Art installation marks 100 years since women given right to vote Credit: People's Picture

An art installation marking 100 years since women were given the vote has been unveiled at Birmingham New Street station.

The floor-based artwork called "The Face of Suffrage" is made of a mosaic of more than 3,700 images of women from across the West Midlands and the UK.

The collage shows Hilda Burkitt, a leading face from the suffrage movement in the West Midlands.

It was created by artist Helen Marshall, of the People’s Picture, who has installed similar projects across Britain marking other historic occasions.

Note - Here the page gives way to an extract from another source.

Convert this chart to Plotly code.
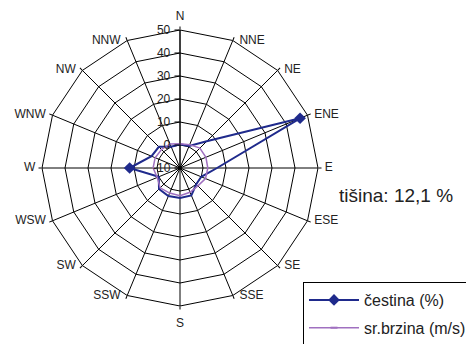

I really enjoyed creating this piece and I am indebted to the thousands of people who sent in their photos and those who helped me realise my original vision on a giant scale.

The photo is the face of a smiling Edwardian lady, but her story is far from what we might expect.

I spent some time researching women from the West Midlands involved in the fight for the women’s vote. Whilst all women have a daring and brave story to tell, Hilda's was uniquely connected to the station and Birmingham. I felt a connection to the photo because she looks us right in the eye and we are reminded that what we take for granted today happened only yesterday. I hope people will learn something new and be inspired!

– Helen Marshall
A mosaic of more than 3,700 images of women from across the West Midlands and the UK makes up the installation Credit: People's Picture

The railway from Birmingham was important in transporting people to London in support of the movement in the 1900s.

Now 170,000 passengers use Birmingham New Street every day and organisers say it’s large concourse provides an ideal space to host and view the art work.

Karen Hornby, from Network Rail said:

Women from the West Midlands were vital to the suffragette movement and the railway played a key role in helping them travel to London to be part of it.

That’s why Birmingham New Street is the ideal setting for this inspirational piece of art which we are proud to host.

Equality is at the heart of our organisation and supporting women to be part of the exciting rail industry is key to us delivering a safe and reliable railway for passengers.

– Karen Hornby

The woman pictured, Evelyn Hilda Burkitt, was born in Wolverhampton in 1876.

She was the first suffragette to be forcibly fed a total of 292 times and worked at the Birmingham WSPU (Women's Social and Political Union) headquarters, near New Street station.

The then Prime Minister, Herbert Asquith's boarded a train that pulled out of Birmingham New Street and Hilda threw a stone at the train.

She was imprisoned at Winson Green prison.

The artwork will be on display until Friday 14 December – the day which marks the 100th anniversary of women voting for the first time.